--- begin DATA SECTION ---
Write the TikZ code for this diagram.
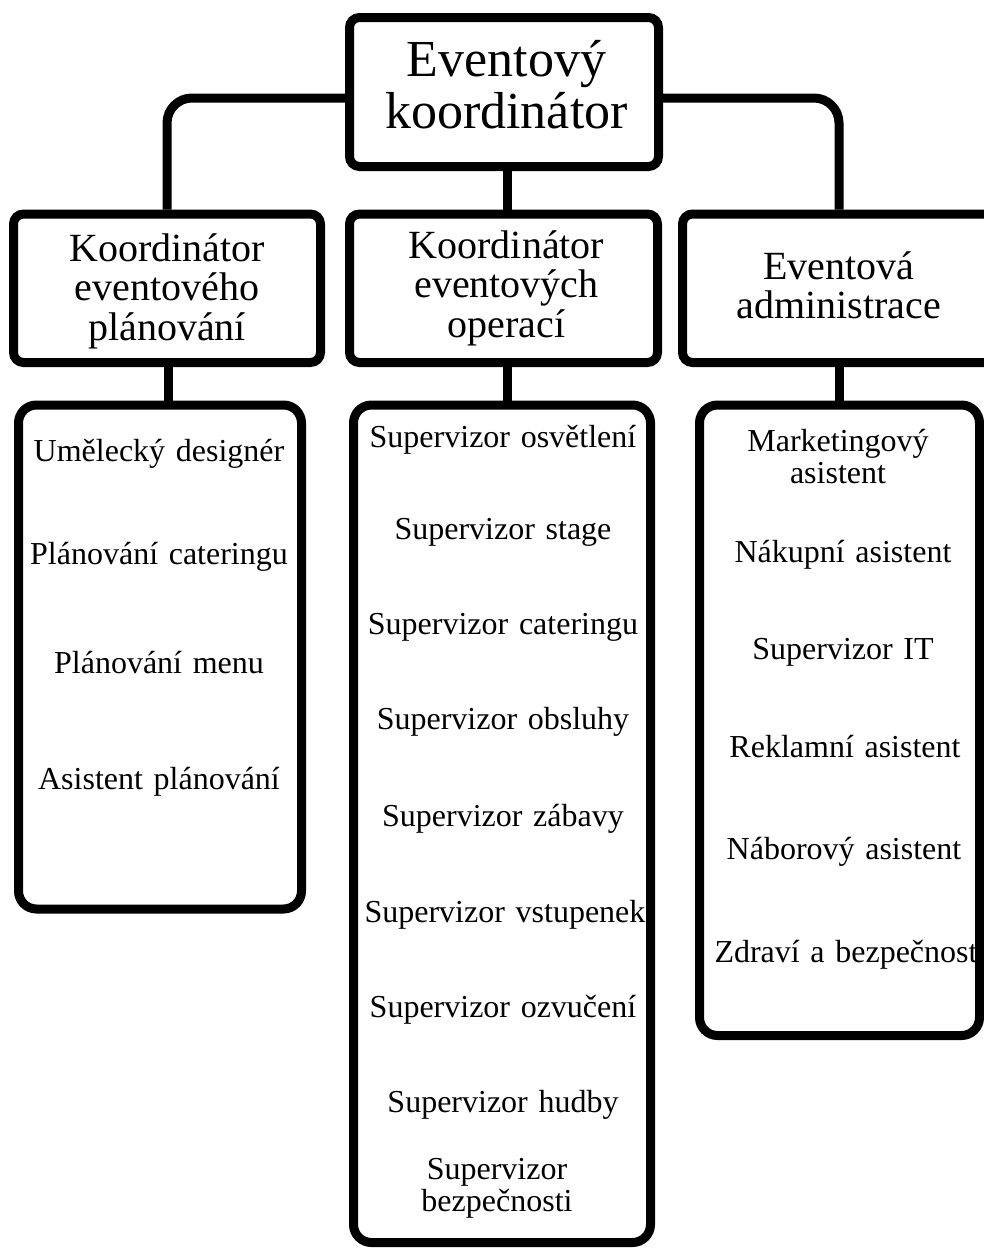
\documentclass[tikz,border=0pt]{standalone}
\usepackage{fontspec}
\setmainfont{Liberation Serif}
\usetikzlibrary{backgrounds}
\begin{document}
\begin{tikzpicture}[x=1pt,y=-1pt,
  box/.style={draw, line width=9pt, rounded corners=10pt, fill=white, inner sep=0pt, align=center, text height=0pt},
  topfont/.style={font=\fontsize{52}{52}\selectfont},
  midfont/.style={font=\fontsize{40}{39.5}\selectfont},
  listbox/.style={draw, line width=9pt, rounded corners=18pt, fill=white, inner sep=0pt},
  conn/.style={line width=9pt, rounded corners=25pt},
  item/.style={anchor=base, inner sep=0pt, align=center, text width=290pt, font=\fontsize{32}{32.5}\selectfont}]
\useasboundingbox (0,0) rectangle (984,1248);
\clip (0,0) rectangle (984,1248);

% boxes
\node[box, topfont, minimum width=309pt, minimum height=149pt, text width=300pt, text depth=32pt] (top) at (504,92) {\hspace*{5pt}Eventový\\\hspace*{5pt}koordinátor};
\node[box, midfont, minimum width=307pt, minimum height=148.5pt, text width=300pt, text depth=54.5pt] (l2a) at (167,288.25) {Koordinátor\\eventového\\plánování};
\node[box, midfont, minimum width=308pt, minimum height=148.5pt, text width=300pt, text depth=60.5pt] (l2b) at (503.5,288.25) {\hspace*{6pt}Koordinátor\\\hspace*{6pt}eventových\\\hspace*{6pt}operací};
\node[box, midfont, minimum width=313pt, minimum height=148.5pt, text width=300pt, text depth=18.5pt] (l2c) at (839,288.25) {Eventová\\administrace};

\node[listbox, minimum width=283pt, minimum height=504pt] (lista) at (160,657) {};
\node[listbox, minimum width=297pt, minimum height=837.5pt] (listb) at (502,823.75) {};
\node[listbox, minimum width=280pt, minimum height=630.5pt] (listc) at (839.5,720.25) {};

% connectors behind the boxes
\begin{scope}[on background layer]
\fill[white] (0,0) rectangle (984,1248);
\draw[conn] ([yshift=-6pt]top.west) -| (l2a.north);
\draw[conn] ([yshift=-6pt]top.east) -| (l2c.north);
\draw[line width=9pt] ([xshift=3pt]top.south) -- ([xshift=3.5pt]l2b.north);
\draw[line width=9pt] ([xshift=1pt]l2a.south) -- ([xshift=1pt]l2a.south |- lista.north);
\draw[line width=9pt] ([xshift=3.5pt]l2b.south) -- ([xshift=3.5pt]l2b.south |- listb.north);
\draw[line width=9pt] (l2c.south) -- (l2c.south |- listc.north);
\end{scope}

% left list items
\node[item] (a1) at (159,461) {Umělecký designér};
\node[item] (a2) at (159,564) {Plánování cateringu};
\node[item] (a3) at (159,673) {Plánování menu};
\node[item] (a4) at (159,789) {Asistent plánování};

% middle list items
\node[item] (b1) at (503,447) {Supervizor osvětlení};
\node[item] (b2) at (503,539) {Supervizor stage};
\node[item] (b3) at (503,634) {Supervizor cateringu};
\node[item] (b4) at (503,729) {Supervizor obsluhy};
\node[item] (b5) at (503,826) {Supervizor zábavy};
\node[item] (b6) at (505,922) {Supervizor vstupenek};
\node[item] (b7) at (503,1017) {Supervizor ozvučení};
\node[item] (b8) at (503,1112) {Supervizor hudby};
\node[item] (b9) at (497,1179) {Supervizor\\bezpečnosti};

% right list items
\node[item] (c1) at (838,451) {Marketingový\\asistent};
\node[item] (c2) at (843,562) {Nákupní asistent};
\node[item] (c3) at (843,659) {Supervizor IT};
\node[item] (c4) at (845,757) {Reklamní asistent};
\node[item] (c5) at (844,859) {Náborový asistent};
\node[item] (c6) at (846,962) {Zdraví a bezpečnost};
\end{tikzpicture}
\end{document}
--- end DATA SECTION ---
= GIVEN REQUEST =
Copy each line exactly, and leave the pictures out of your copy.

= IN RESPONSE =
Write the TikZ code for this diagram.
\documentclass[tikz,border=0pt]{standalone}
\usepackage{fontspec}
\setmainfont{Liberation Serif}
\usetikzlibrary{backgrounds}
\begin{document}
\begin{tikzpicture}[x=1pt,y=-1pt,
  box/.style={draw, line width=9pt, rounded corners=10pt, fill=white, inner sep=0pt, align=center, text height=0pt},
  topfont/.style={font=\fontsize{52}{52}\selectfont},
  midfont/.style={font=\fontsize{40}{39.5}\selectfont},
  listbox/.style={draw, line width=9pt, rounded corners=18pt, fill=white, inner sep=0pt},
  conn/.style={line width=9pt, rounded corners=25pt},
  item/.style={anchor=base, inner sep=0pt, align=center, text width=290pt, font=\fontsize{32}{32.5}\selectfont}]
\useasboundingbox (0,0) rectangle (984,1248);
\clip (0,0) rectangle (984,1248);

% boxes
\node[box, topfont, minimum width=309pt, minimum height=149pt, text width=300pt, text depth=32pt] (top) at (504,92) {\hspace*{5pt}Eventový\\\hspace*{5pt}koordinátor};
\node[box, midfont, minimum width=307pt, minimum height=148.5pt, text width=300pt, text depth=54.5pt] (l2a) at (167,288.25) {Koordinátor\\eventového\\plánování};
\node[box, midfont, minimum width=308pt, minimum height=148.5pt, text width=300pt, text depth=60.5pt] (l2b) at (503.5,288.25) {\hspace*{6pt}Koordinátor\\\hspace*{6pt}eventových\\\hspace*{6pt}operací};
\node[box, midfont, minimum width=313pt, minimum height=148.5pt, text width=300pt, text depth=18.5pt] (l2c) at (839,288.25) {Eventová\\administrace};

\node[listbox, minimum width=283pt, minimum height=504pt] (lista) at (160,657) {};
\node[listbox, minimum width=297pt, minimum height=837.5pt] (listb) at (502,823.75) {};
\node[listbox, minimum width=280pt, minimum height=630.5pt] (listc) at (839.5,720.25) {};

% connectors behind the boxes
\begin{scope}[on background layer]
\fill[white] (0,0) rectangle (984,1248);
\draw[conn] ([yshift=-6pt]top.west) -| (l2a.north);
\draw[conn] ([yshift=-6pt]top.east) -| (l2c.north);
\draw[line width=9pt] ([xshift=3pt]top.south) -- ([xshift=3.5pt]l2b.north);
\draw[line width=9pt] ([xshift=1pt]l2a.south) -- ([xshift=1pt]l2a.south |- lista.north);
\draw[line width=9pt] ([xshift=3.5pt]l2b.south) -- ([xshift=3.5pt]l2b.south |- listb.north);
\draw[line width=9pt] (l2c.south) -- (l2c.south |- listc.north);
\end{scope}

% left list items
\node[item] (a1) at (159,461) {Umělecký designér};
\node[item] (a2) at (159,564) {Plánování cateringu};
\node[item] (a3) at (159,673) {Plánování menu};
\node[item] (a4) at (159,789) {Asistent plánování};

% middle list items
\node[item] (b1) at (503,447) {Supervizor osvětlení};
\node[item] (b2) at (503,539) {Supervizor stage};
\node[item] (b3) at (503,634) {Supervizor cateringu};
\node[item] (b4) at (503,729) {Supervizor obsluhy};
\node[item] (b5) at (503,826) {Supervizor zábavy};
\node[item] (b6) at (505,922) {Supervizor vstupenek};
\node[item] (b7) at (503,1017) {Supervizor ozvučení};
\node[item] (b8) at (503,1112) {Supervizor hudby};
\node[item] (b9) at (497,1179) {Supervizor\\bezpečnosti};

% right list items
\node[item] (c1) at (838,451) {Marketingový\\asistent};
\node[item] (c2) at (843,562) {Nákupní asistent};
\node[item] (c3) at (843,659) {Supervizor IT};
\node[item] (c4) at (845,757) {Reklamní asistent};
\node[item] (c5) at (844,859) {Náborový asistent};
\node[item] (c6) at (846,962) {Zdraví a bezpečnost};
\end{tikzpicture}
\end{document}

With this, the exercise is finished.